Mum always said to me that I had an opinion about everything – which I was allowed to have – and too big a mouth to go with it. It wasn’t until I understood her more and grew “wiser” that I understood where she was coming from.
She has always taught me to accept what is and deal. I guess as a second generation migrant in the UK, where she was clearly the outsider and needed to integrate, there were many gaps in her life and lifestyle. Things like food, the climate, culture, habits, language, dress, hair, make-up – to name a few. That is not to say there was anything wrong in her new country but she needed to adapt and change or live without. She had to accept that, as a black woman, the simple pleasure of going to a hair-dresser or buying hair products for afro hair wasn’t possible because these didn’t exist at the time. And we all know how important food is to every culture. But imagine if you can’t make food the way you’d like because you can’t find the spices or ingredients you need or their cost is simply prohibitive. So, as a nurse, mum drank a lot of tea, got used to eating bland food and put up! After all, what choice did she have?
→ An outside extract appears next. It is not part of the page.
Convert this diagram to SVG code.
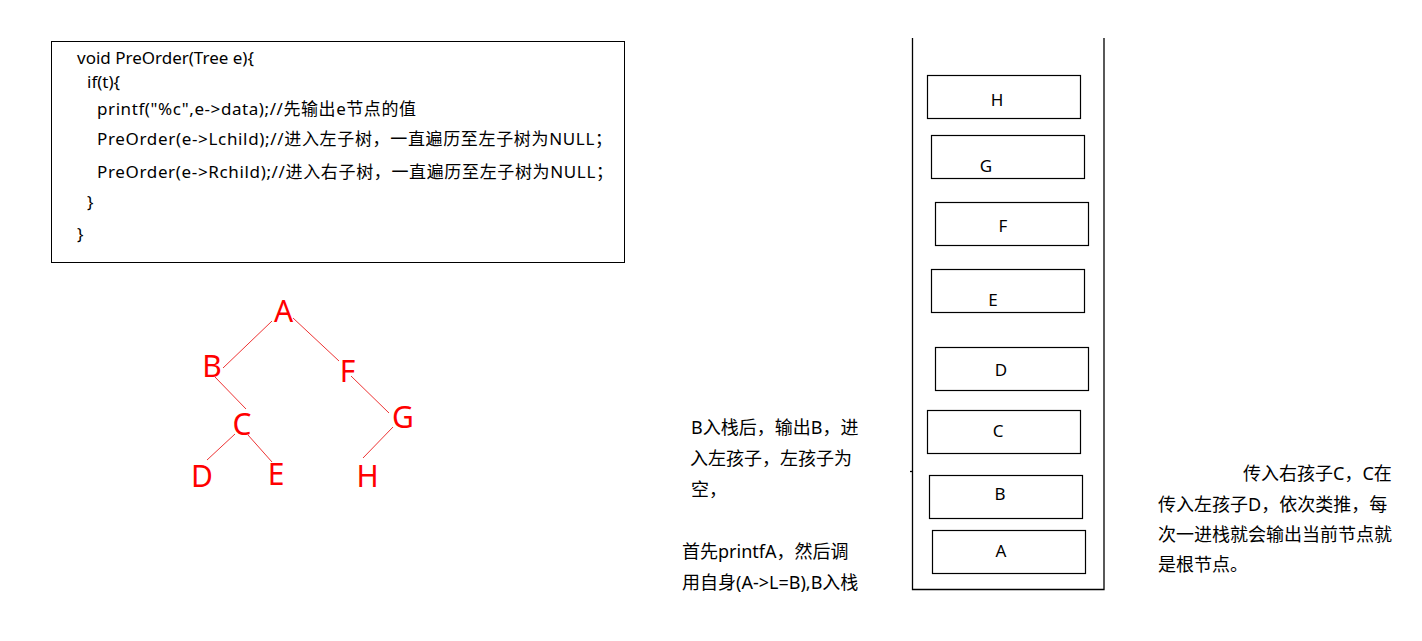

Today’s woman hardly has to put up with anything and certainly need not shut up about it, does she? Not really. Yet I notice that the majority of them do. I imagine that their mothers too taught them the same things I was taught. This idea of accepting one’s fate is so ingrained that one would think instead of hearing dolphin or whale songs in utero, we heard our mothers’ “put up and shut up” mantra.
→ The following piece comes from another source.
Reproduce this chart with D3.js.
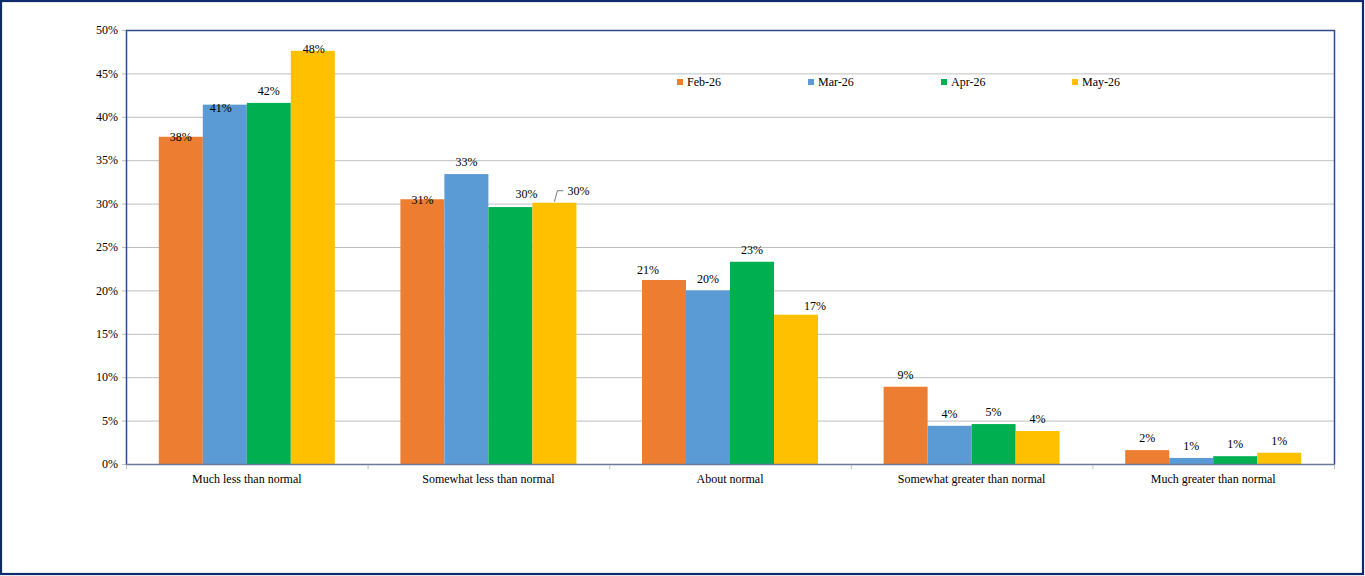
<!DOCTYPE html>
<html>
<head>
<meta charset="utf-8">
<script src="https://cdn.jsdelivr.net/npm/d3@7"></script>
<style>
  body { margin: 0; background: #fff; }
  text { font-family: "Liberation Serif", "Times New Roman", serif; fill: #000; }
</style>
</head>
<body>
<svg id="chart" width="1365" height="576"></svg>
<script>
// data
var categories = ["Much less than normal", "Somewhat less than normal", "About normal",
                  "Somewhat greater than normal", "Much greater than normal"];
var series = ["Feb-26", "Mar-26", "Apr-26", "May-26"];
var feb = [0.377, 0.305, 0.212, 0.089, 0.016];
var mar = [0.414, 0.334, 0.200, 0.044, 0.007];
var apr = [0.416, 0.296, 0.233, 0.046, 0.009];
var may = [0.476, 0.301, 0.172, 0.038, 0.013];
var yTicks = [0, 0.05, 0.10, 0.15, 0.20, 0.25, 0.30, 0.35, 0.40, 0.45, 0.50];

var values = [feb, mar, apr, may];
var colors = ["#ED7D31", "#5B9BD5", "#00B050", "#FFC000"];

// label nudges, keyed "series,category" -> [dx, dy] (placement only)
var nudge = {
  "0,0": [0, 12], "1,0": [-4, 15], "3,0": [1, 10],
  "0,1": [0, 13], "2,1": [16, -1], "3,1": [24, 0],
  "0,2": [-16, 2], "3,2": [19, 3]
};

var svg = d3.select("#chart");

// outer frame
svg.append("rect")
    .attr("x", 1).attr("y", 1).attr("width", 1362).attr("height", 573)
    .attr("fill", "none").attr("stroke", "#0e2a6a").attr("stroke-width", 2.2);

var plotLeft = 126, plotRight = 1334, plotTop = 30, plotBottom = 464;

var x0 = d3.scaleBand().domain(categories).range([plotLeft, plotRight]);
var inset = (x0.bandwidth() - 176) / 2;
var x1 = d3.scaleBand().domain(series).range([inset, inset + 176]);
var y = d3.scaleLinear().domain([0, 0.5]).range([plotBottom, plotTop]);

// gridlines + y ticks
svg.append("g").selectAll("line")
  .data(yTicks)
  .enter().append("line")
    .attr("x1", plotLeft - 4).attr("x2", plotRight)
    .attr("y1", function(d) { return y(d) + 0.5; })
    .attr("y2", function(d) { return y(d) + 0.5; })
    .attr("stroke", "#bfbfbf").attr("stroke-width", 1);

svg.append("g").selectAll("text")
  .data(yTicks)
  .enter().append("text")
    .attr("x", plotLeft - 8)
    .attr("y", function(d) { return y(d); })
    .attr("dy", "0.35em")
    .attr("text-anchor", "end")
    .style("font-size", "12px")
    .text(d3.format(".0%"));

// bars
var groups = svg.append("g").selectAll("g")
  .data(series)
  .enter().append("g")
    .attr("fill", function(d, i) { return colors[i]; });

function rows(s, si) {
  return categories.map(function(c, ci) { return {s: s, si: si, c: c, ci: ci, v: values[si][ci]}; });
}

groups.selectAll("rect")
  .data(rows)
  .enter().append("rect")
    .attr("x", function(d) { return x0(d.c) + x1(d.s); })
    .attr("width", x1.bandwidth())
    .attr("y", function(d) { return y(d.v); })
    .attr("height", function(d) { return plotBottom - y(d.v); });

// plot area frame (left, top, right navy; bottom axis grey-blue)
svg.append("path")
    .attr("d", "M" + (plotLeft + 0.5) + "," + (plotBottom + 0.5) + "V" + (plotTop + 0.5) +
               "H" + (plotRight + 0.5) + "V" + (plotBottom + 0.5))
    .attr("fill", "none").attr("stroke", "#2f4b8a").attr("stroke-width", 1.5);

svg.append("line")
    .attr("x1", plotLeft).attr("x2", plotRight + 1)
    .attr("y1", plotBottom + 0.5).attr("y2", plotBottom + 0.5)
    .attr("stroke", "#6c7a99").attr("stroke-width", 1.5);

// category ticks below axis
svg.append("g").selectAll("line")
  .data(d3.range(categories.length + 1))
  .enter().append("line")
    .attr("x1", function(i) { return plotLeft + i * x0.bandwidth() + 0.5; })
    .attr("x2", function(i) { return plotLeft + i * x0.bandwidth() + 0.5; })
    .attr("y1", plotBottom + 1).attr("y2", plotBottom + 5)
    .attr("stroke", "#bfbfbf");

// category labels
svg.append("g").selectAll("text")
  .data(categories)
  .enter().append("text")
    .attr("x", function(d) { return x0(d) + x0.bandwidth() / 2; })
    .attr("y", plotBottom + 15)
    .attr("dy", "0.35em")
    .attr("text-anchor", "middle")
    .style("font-size", "12px")
    .text(function(d) { return d; });

// value labels
var fmt = d3.format(".0%");
groups.selectAll("text")
  .data(rows)
  .enter().append("text")
    .attr("x", function(d) {
      var n = nudge[d.si + "," + d.ci] || [0, 0];
      return x0(d.c) + x1(d.s) + x1.bandwidth() / 2 + n[0];
    })
    .attr("y", function(d) {
      var n = nudge[d.si + "," + d.ci] || [0, 0];
      return y(d.v) - 12 + n[1];
    })
    .attr("dy", "0.35em")
    .attr("text-anchor", "middle")
    .style("font-size", "12px")
    .style("fill", "#000")
    .text(function(d) { return fmt(d.v); });

// leader line for May-26 / Somewhat less than normal
(function() {
  var bx = x0(categories[1]) + x1(series[3]) + x1.bandwidth() / 2;
  var by = y(may[1]);
  svg.append("path")
      .attr("d", "M" + bx + "," + (by - 1) + "L" + (bx + 3) + "," + (by - 12) + "H" + (bx + 9))
      .attr("fill", "none").attr("stroke", "#595959").attr("stroke-width", 0.8);
})();

// legend
var legendX = [677, 808, 941, 1072];
var legend = svg.append("g").selectAll("g")
  .data(series)
  .enter().append("g")
    .attr("transform", function(d, i) { return "translate(" + legendX[i] + ",79)"; });

legend.append("rect")
    .attr("width", 6).attr("height", 6)
    .attr("fill", function(d, i) { return colors[i]; });

legend.append("text")
    .attr("x", 10).attr("y", 3)
    .attr("dy", "0.35em")
    .style("font-size", "12px")
    .text(function(d) { return d; });
</script>
</body>
</html>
One typical example is when I’m in a meeting or workshop. By mid-morning, women are either putting on their jackets, cardigans or wraps or they’re rigorously rubbing their arms turning blue from cold. If they’re unlucky not to have a warming cover, they end up covering their chests as their nipples are so erect from the cold it’s causing them embarrassment.
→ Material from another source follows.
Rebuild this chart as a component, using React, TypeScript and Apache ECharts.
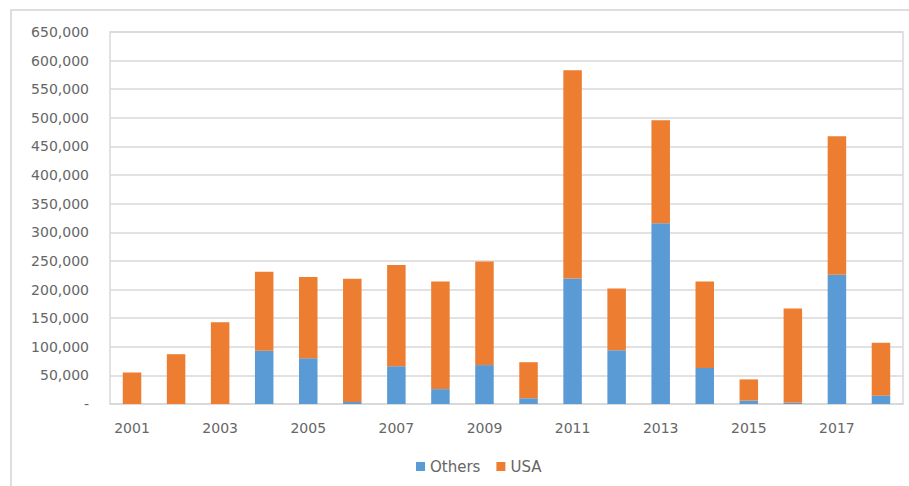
import React, { useEffect, useRef } from "react";
import * as echarts from "echarts";

const years = [
  "2001", "2002", "2003", "2004", "2005", "2006", "2007", "2008", "2009",
  "2010", "2011", "2012", "2013", "2014", "2015", "2016", "2017", "2018",
];
const others = [
  0, 0, 0, 93000, 80000, 3500, 66000, 26000, 68000,
  10000, 219500, 94000, 316000, 63000, 6000, 2000, 226000, 15000,
];
const usa = [
  55000, 87000, 143000, 138000, 142000, 215500, 177000, 188000, 181000,
  63000, 363500, 108000, 180000, 151000, 37000, 165000, 242000, 92000,
];
const seriesNames = ["Others", "USA"];

const FONT = "DejaVu Sans";

export default function App() {
  const ref = useRef<HTMLDivElement>(null);
  useEffect(() => {
    if (!ref.current) return;
    const chart = echarts.init(ref.current, null, { renderer: "svg" });
    chart.setOption({
      animation: false,
      backgroundColor: "#ffffff",
      graphic: [
        {
          type: "rect",
          shape: { x: 11, y: 10, width: 920, height: 500 },
          style: { fill: "none", stroke: "#d4d4d4", lineWidth: 1.5 },
          silent: true,
          z: -1,
        },
      ],
      grid: {
        left: 110,
        top: 32,
        right: 6,
        bottom: 82,
        show: true,
        borderColor: "#d9d9d9",
        borderWidth: 1.5,
        containLabel: false,
      },
      legend: {
        bottom: 7,
        left: 411,
        itemWidth: 9,
        itemHeight: 9,
        itemGap: 16,
        icon: "rect",
        textStyle: { color: "#666666", fontSize: 15, fontFamily: FONT },
        data: seriesNames,
      },
      xAxis: {
        type: "category",
        data: years,
        axisLine: { show: true, lineStyle: { color: "#d9d9d9", width: 1.5 } },
        axisTick: { show: false },
        axisLabel: {
          interval: 1,
          color: "#666666",
          fontSize: 14,
          fontFamily: FONT,
          margin: 17,
        },
      },
      yAxis: {
        type: "value",
        min: 0,
        max: 650000,
        interval: 50000,
        axisLine: { show: false },
        axisTick: { show: false },
        splitLine: { lineStyle: { color: "#d9d9d9", width: 1.5 } },
        axisLabel: {
          color: "#666666",
          fontSize: 14,
          fontFamily: FONT,
          margin: 21,
          formatter: (v: number) => (v === 0 ? "-" : v.toLocaleString("en-US")),
        },
      },
      series: [
        {
          name: seriesNames[0],
          type: "bar",
          stack: "total",
          data: others,
          barWidth: "42%",
          itemStyle: { color: "#5B9BD5" },
        },
        {
          name: seriesNames[1],
          type: "bar",
          stack: "total",
          data: usa,
          barWidth: "42%",
          itemStyle: { color: "#ED7D31" },
        },
      ],
    });
    return () => chart.dispose();
  }, []);
  return (
    <div
      ref={ref}
      style={{ position: "fixed", left: 0, top: 0, width: 909, height: 486 }}
    />
  );
}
Yet at morning tea, when the women are congregating and chit-chatting, guess what topic comes up? You guessed it – someone will comment on how cold it is in the room, and a bunch of the others will agree. So WTF, ladies? Why don’t you complain and say something? Why don’t you say something and ask someone to turn the heating on or the air-con off?
Are you afraid of bringing attention to yourself? Are you afraid of not getting support from other women or other participants?
Has that ever happened to any of you? Or what about in a restaurant, when you’re unhappy about something like your food, your drink, your table – do you put up and shut up?
I would absolutely love to understand the logic behind this. Whenever I speak up, I’m always left wondering whether I should do as my mum said – just put up and shut up!